Shabbir Jaffa, 55, was one of two homeless men who died on city streets earlier this week. He was found wearing only jeans and a T-shirt in a bus shelter in Yonge-Dundas Square, less than 24 hours after another man was found dead in an abandoned truck. 

Sources, who identified Jaffa to CBC News, said he was often seen around Yonge-Dundas Square and the nearby Eaton Centre. 

Advocates gathered on that corner Wednesday — near a makeshift memorial of flowers and other items — urging the city to rethink its cold weather policy, which typically opens emergency shelters once the temperature drops to -15 C. 

Temperatures hit -14 C the night Jaffa died, but with the wind it felt like -18 C.

Memorial for Shabbir Jaffa

A makeshift memorial has grown at the bus shelter where 55-year-old Shabbir Jaffa died from exposure. (Michael Charles Cole/CBC)

The policy should be more flexible and account for the wind chill, said Tanya Gulliver-Garcia. 

"Sticking to something that's so rigid means we're not taking into account other factors," Gulliver-Garcia told reporters. 

"If it's -10 and there's a strong wind, it could feel like -20 … the way it impacts our bodies is actually colder than when it's a pure -15 with no wind." 

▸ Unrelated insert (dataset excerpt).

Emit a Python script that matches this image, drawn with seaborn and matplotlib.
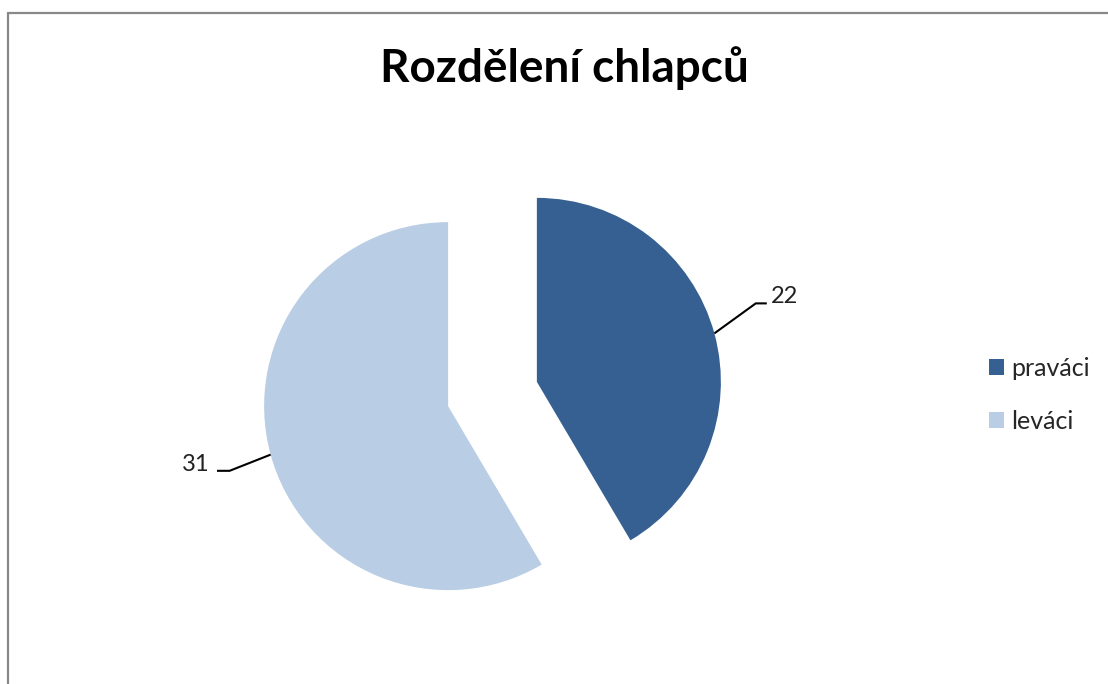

The city issued an extreme cold weather alert on Wednesday morning, opening thee 24-hour emergency shelters in the downtown core. Separately, an extreme cold weather warning for the city remained in effect with Environment Canada. 

By evening the temperature, with the wind, felt like -30 C, cold enough to freeze exposed skin in just ten minutes. 

Fingers, toes freeze first

"It's the wind plus the cold that actually determines how quickly your skin freezes," Dr. Brett Belchetz told CBC News. 

Belchetz says many frostbite cases involve stranded motorists or the homeless who did not have adequate protection for their hands or feet. 

Fingers and toes freeze first, he said, because the body will redirect blood to keep the head and torso warm. 

"Your body is trying to keep your core warm … that's why you'll tend to see skin going red in those areas," he said. 

At the first sign of frostbite — often tingling or numbness in the extremities — it is important to head indoors as soon as possible and warm up thoroughly. 

Mayor John Tory has said the city needs to fix the protocol for extreme cold weather alerts.

Toronto Public Health, which oversees the alerts, said it has yet to receive a formal request for a policy review from Tory's office, but added that they would have "absolutely no concerns or issues with such a request."